Supplied material
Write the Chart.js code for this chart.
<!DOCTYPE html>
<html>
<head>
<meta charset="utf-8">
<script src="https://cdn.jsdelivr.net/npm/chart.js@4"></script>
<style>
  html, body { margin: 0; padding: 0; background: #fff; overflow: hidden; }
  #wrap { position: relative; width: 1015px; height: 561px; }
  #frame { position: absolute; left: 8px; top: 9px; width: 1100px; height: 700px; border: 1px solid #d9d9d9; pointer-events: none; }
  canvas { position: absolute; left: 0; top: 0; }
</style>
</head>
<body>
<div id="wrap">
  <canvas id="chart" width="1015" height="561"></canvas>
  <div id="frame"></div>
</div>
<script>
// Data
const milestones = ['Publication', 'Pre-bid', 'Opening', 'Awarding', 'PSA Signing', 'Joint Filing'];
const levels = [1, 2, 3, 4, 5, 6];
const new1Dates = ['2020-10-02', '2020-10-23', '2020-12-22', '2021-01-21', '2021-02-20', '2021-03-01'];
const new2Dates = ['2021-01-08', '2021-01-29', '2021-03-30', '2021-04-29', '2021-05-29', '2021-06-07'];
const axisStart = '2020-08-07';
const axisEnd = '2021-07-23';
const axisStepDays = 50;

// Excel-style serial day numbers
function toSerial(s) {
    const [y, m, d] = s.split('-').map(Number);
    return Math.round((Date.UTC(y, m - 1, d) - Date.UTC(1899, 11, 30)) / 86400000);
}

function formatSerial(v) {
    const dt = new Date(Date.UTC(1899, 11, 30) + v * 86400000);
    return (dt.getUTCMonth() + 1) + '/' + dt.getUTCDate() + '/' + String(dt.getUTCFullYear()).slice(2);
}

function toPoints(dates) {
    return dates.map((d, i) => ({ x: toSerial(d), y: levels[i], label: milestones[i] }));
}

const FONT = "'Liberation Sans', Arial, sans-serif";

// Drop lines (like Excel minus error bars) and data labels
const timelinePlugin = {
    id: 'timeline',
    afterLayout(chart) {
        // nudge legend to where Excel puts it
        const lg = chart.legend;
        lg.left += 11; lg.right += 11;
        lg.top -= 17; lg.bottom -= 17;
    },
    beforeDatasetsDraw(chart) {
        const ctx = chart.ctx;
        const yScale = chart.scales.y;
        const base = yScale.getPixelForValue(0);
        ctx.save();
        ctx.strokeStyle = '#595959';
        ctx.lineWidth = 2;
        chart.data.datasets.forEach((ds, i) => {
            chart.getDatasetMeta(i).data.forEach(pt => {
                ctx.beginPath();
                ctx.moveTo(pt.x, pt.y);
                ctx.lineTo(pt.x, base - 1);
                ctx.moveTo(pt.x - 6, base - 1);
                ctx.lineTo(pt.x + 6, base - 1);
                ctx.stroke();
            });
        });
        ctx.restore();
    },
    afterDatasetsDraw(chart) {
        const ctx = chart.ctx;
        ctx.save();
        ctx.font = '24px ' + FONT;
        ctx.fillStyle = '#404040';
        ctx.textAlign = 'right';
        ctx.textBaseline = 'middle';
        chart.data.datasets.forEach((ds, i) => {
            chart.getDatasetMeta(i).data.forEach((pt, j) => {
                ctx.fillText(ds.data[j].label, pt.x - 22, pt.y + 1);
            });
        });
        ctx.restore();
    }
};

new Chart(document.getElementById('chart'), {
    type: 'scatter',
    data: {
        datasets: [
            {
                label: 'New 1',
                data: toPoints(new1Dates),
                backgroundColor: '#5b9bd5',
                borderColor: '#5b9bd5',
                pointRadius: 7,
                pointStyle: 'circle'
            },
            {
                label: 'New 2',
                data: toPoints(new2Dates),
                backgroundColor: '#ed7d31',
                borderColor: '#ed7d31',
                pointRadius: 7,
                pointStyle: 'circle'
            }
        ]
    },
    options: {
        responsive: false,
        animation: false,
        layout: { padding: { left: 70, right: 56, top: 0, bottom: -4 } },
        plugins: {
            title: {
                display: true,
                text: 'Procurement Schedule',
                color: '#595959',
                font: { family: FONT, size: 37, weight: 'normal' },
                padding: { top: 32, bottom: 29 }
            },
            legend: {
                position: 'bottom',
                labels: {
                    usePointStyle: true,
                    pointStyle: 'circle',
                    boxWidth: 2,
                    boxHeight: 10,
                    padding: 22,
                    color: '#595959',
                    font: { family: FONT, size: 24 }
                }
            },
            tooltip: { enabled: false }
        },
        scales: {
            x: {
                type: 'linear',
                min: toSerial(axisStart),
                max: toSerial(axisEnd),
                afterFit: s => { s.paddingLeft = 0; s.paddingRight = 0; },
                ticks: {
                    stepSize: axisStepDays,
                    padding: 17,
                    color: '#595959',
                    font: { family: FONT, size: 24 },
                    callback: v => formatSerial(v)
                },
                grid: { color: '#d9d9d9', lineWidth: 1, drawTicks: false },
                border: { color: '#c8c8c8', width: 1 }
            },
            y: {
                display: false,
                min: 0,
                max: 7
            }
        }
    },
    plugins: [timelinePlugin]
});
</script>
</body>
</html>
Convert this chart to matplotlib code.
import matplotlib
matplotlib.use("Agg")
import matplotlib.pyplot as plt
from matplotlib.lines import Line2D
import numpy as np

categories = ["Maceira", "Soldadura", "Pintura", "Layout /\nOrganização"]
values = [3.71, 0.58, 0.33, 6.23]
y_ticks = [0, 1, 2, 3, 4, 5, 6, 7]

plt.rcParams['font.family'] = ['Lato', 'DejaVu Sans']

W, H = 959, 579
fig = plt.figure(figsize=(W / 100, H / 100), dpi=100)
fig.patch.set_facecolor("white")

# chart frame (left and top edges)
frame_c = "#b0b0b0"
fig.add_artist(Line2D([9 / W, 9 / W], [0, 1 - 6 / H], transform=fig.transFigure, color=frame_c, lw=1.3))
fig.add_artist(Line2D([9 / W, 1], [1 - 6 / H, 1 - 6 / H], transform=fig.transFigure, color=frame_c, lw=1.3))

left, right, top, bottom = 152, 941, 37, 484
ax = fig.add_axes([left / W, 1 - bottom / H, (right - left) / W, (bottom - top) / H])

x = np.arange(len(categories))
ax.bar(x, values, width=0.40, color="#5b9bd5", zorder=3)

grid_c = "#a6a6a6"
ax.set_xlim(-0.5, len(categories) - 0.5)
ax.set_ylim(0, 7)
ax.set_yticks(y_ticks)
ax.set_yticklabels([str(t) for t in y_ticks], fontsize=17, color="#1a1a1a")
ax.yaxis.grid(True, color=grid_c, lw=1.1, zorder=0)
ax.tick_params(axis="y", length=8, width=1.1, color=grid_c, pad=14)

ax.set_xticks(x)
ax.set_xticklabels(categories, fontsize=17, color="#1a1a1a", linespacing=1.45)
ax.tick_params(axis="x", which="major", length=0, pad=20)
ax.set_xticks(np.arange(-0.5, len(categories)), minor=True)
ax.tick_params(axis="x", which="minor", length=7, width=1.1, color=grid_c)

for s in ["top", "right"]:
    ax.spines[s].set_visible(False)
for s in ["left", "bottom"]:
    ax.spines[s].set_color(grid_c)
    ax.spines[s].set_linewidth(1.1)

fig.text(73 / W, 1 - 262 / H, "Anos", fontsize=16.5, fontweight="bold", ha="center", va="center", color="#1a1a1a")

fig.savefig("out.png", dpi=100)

Written task
Please reproduce each record precisely as written.

Task solution
Write the Chart.js code for this chart.
<!DOCTYPE html>
<html>
<head>
<meta charset="utf-8">
<script src="https://cdn.jsdelivr.net/npm/chart.js@4"></script>
<style>
  html, body { margin: 0; padding: 0; background: #fff; overflow: hidden; }
  #wrap { position: relative; width: 1015px; height: 561px; }
  #frame { position: absolute; left: 8px; top: 9px; width: 1100px; height: 700px; border: 1px solid #d9d9d9; pointer-events: none; }
  canvas { position: absolute; left: 0; top: 0; }
</style>
</head>
<body>
<div id="wrap">
  <canvas id="chart" width="1015" height="561"></canvas>
  <div id="frame"></div>
</div>
<script>
// Data
const milestones = ['Publication', 'Pre-bid', 'Opening', 'Awarding', 'PSA Signing', 'Joint Filing'];
const levels = [1, 2, 3, 4, 5, 6];
const new1Dates = ['2020-10-02', '2020-10-23', '2020-12-22', '2021-01-21', '2021-02-20', '2021-03-01'];
const new2Dates = ['2021-01-08', '2021-01-29', '2021-03-30', '2021-04-29', '2021-05-29', '2021-06-07'];
const axisStart = '2020-08-07';
const axisEnd = '2021-07-23';
const axisStepDays = 50;

// Excel-style serial day numbers
function toSerial(s) {
    const [y, m, d] = s.split('-').map(Number);
    return Math.round((Date.UTC(y, m - 1, d) - Date.UTC(1899, 11, 30)) / 86400000);
}

function formatSerial(v) {
    const dt = new Date(Date.UTC(1899, 11, 30) + v * 86400000);
    return (dt.getUTCMonth() + 1) + '/' + dt.getUTCDate() + '/' + String(dt.getUTCFullYear()).slice(2);
}

function toPoints(dates) {
    return dates.map((d, i) => ({ x: toSerial(d), y: levels[i], label: milestones[i] }));
}

const FONT = "'Liberation Sans', Arial, sans-serif";

// Drop lines (like Excel minus error bars) and data labels
const timelinePlugin = {
    id: 'timeline',
    afterLayout(chart) {
        // nudge legend to where Excel puts it
        const lg = chart.legend;
        lg.left += 11; lg.right += 11;
        lg.top -= 17; lg.bottom -= 17;
    },
    beforeDatasetsDraw(chart) {
        const ctx = chart.ctx;
        const yScale = chart.scales.y;
        const base = yScale.getPixelForValue(0);
        ctx.save();
        ctx.strokeStyle = '#595959';
        ctx.lineWidth = 2;
        chart.data.datasets.forEach((ds, i) => {
            chart.getDatasetMeta(i).data.forEach(pt => {
                ctx.beginPath();
                ctx.moveTo(pt.x, pt.y);
                ctx.lineTo(pt.x, base - 1);
                ctx.moveTo(pt.x - 6, base - 1);
                ctx.lineTo(pt.x + 6, base - 1);
                ctx.stroke();
            });
        });
        ctx.restore();
    },
    afterDatasetsDraw(chart) {
        const ctx = chart.ctx;
        ctx.save();
        ctx.font = '24px ' + FONT;
        ctx.fillStyle = '#404040';
        ctx.textAlign = 'right';
        ctx.textBaseline = 'middle';
        chart.data.datasets.forEach((ds, i) => {
            chart.getDatasetMeta(i).data.forEach((pt, j) => {
                ctx.fillText(ds.data[j].label, pt.x - 22, pt.y + 1);
            });
        });
        ctx.restore();
    }
};

new Chart(document.getElementById('chart'), {
    type: 'scatter',
    data: {
        datasets: [
            {
                label: 'New 1',
                data: toPoints(new1Dates),
                backgroundColor: '#5b9bd5',
                borderColor: '#5b9bd5',
                pointRadius: 7,
                pointStyle: 'circle'
            },
            {
                label: 'New 2',
                data: toPoints(new2Dates),
                backgroundColor: '#ed7d31',
                borderColor: '#ed7d31',
                pointRadius: 7,
                pointStyle: 'circle'
            }
        ]
    },
    options: {
        responsive: false,
        animation: false,
        layout: { padding: { left: 70, right: 56, top: 0, bottom: -4 } },
        plugins: {
            title: {
                display: true,
                text: 'Procurement Schedule',
                color: '#595959',
                font: { family: FONT, size: 37, weight: 'normal' },
                padding: { top: 32, bottom: 29 }
            },
            legend: {
                position: 'bottom',
                labels: {
                    usePointStyle: true,
                    pointStyle: 'circle',
                    boxWidth: 2,
                    boxHeight: 10,
                    padding: 22,
                    color: '#595959',
                    font: { family: FONT, size: 24 }
                }
            },
            tooltip: { enabled: false }
        },
        scales: {
            x: {
                type: 'linear',
                min: toSerial(axisStart),
                max: toSerial(axisEnd),
                afterFit: s => { s.paddingLeft = 0; s.paddingRight = 0; },
                ticks: {
                    stepSize: axisStepDays,
                    padding: 17,
                    color: '#595959',
                    font: { family: FONT, size: 24 },
                    callback: v => formatSerial(v)
                },
                grid: { color: '#d9d9d9', lineWidth: 1, drawTicks: false },
                border: { color: '#c8c8c8', width: 1 }
            },
            y: {
                display: false,
                min: 0,
                max: 7
            }
        }
    },
    plugins: [timelinePlugin]
});
</script>
</body>
</html>
Convert this chart to matplotlib code.
import matplotlib
matplotlib.use("Agg")
import matplotlib.pyplot as plt
from matplotlib.lines import Line2D
import numpy as np

categories = ["Maceira", "Soldadura", "Pintura", "Layout /\nOrganização"]
values = [3.71, 0.58, 0.33, 6.23]
y_ticks = [0, 1, 2, 3, 4, 5, 6, 7]

plt.rcParams['font.family'] = ['Lato', 'DejaVu Sans']

W, H = 959, 579
fig = plt.figure(figsize=(W / 100, H / 100), dpi=100)
fig.patch.set_facecolor("white")

# chart frame (left and top edges)
frame_c = "#b0b0b0"
fig.add_artist(Line2D([9 / W, 9 / W], [0, 1 - 6 / H], transform=fig.transFigure, color=frame_c, lw=1.3))
fig.add_artist(Line2D([9 / W, 1], [1 - 6 / H, 1 - 6 / H], transform=fig.transFigure, color=frame_c, lw=1.3))

left, right, top, bottom = 152, 941, 37, 484
ax = fig.add_axes([left / W, 1 - bottom / H, (right - left) / W, (bottom - top) / H])

x = np.arange(len(categories))
ax.bar(x, values, width=0.40, color="#5b9bd5", zorder=3)

grid_c = "#a6a6a6"
ax.set_xlim(-0.5, len(categories) - 0.5)
ax.set_ylim(0, 7)
ax.set_yticks(y_ticks)
ax.set_yticklabels([str(t) for t in y_ticks], fontsize=17, color="#1a1a1a")
ax.yaxis.grid(True, color=grid_c, lw=1.1, zorder=0)
ax.tick_params(axis="y", length=8, width=1.1, color=grid_c, pad=14)

ax.set_xticks(x)
ax.set_xticklabels(categories, fontsize=17, color="#1a1a1a", linespacing=1.45)
ax.tick_params(axis="x", which="major", length=0, pad=20)
ax.set_xticks(np.arange(-0.5, len(categories)), minor=True)
ax.tick_params(axis="x", which="minor", length=7, width=1.1, color=grid_c)

for s in ["top", "right"]:
    ax.spines[s].set_visible(False)
for s in ["left", "bottom"]:
    ax.spines[s].set_color(grid_c)
    ax.spines[s].set_linewidth(1.1)

fig.text(73 / W, 1 - 262 / H, "Anos", fontsize=16.5, fontweight="bold", ha="center", va="center", color="#1a1a1a")

fig.savefig("out.png", dpi=100)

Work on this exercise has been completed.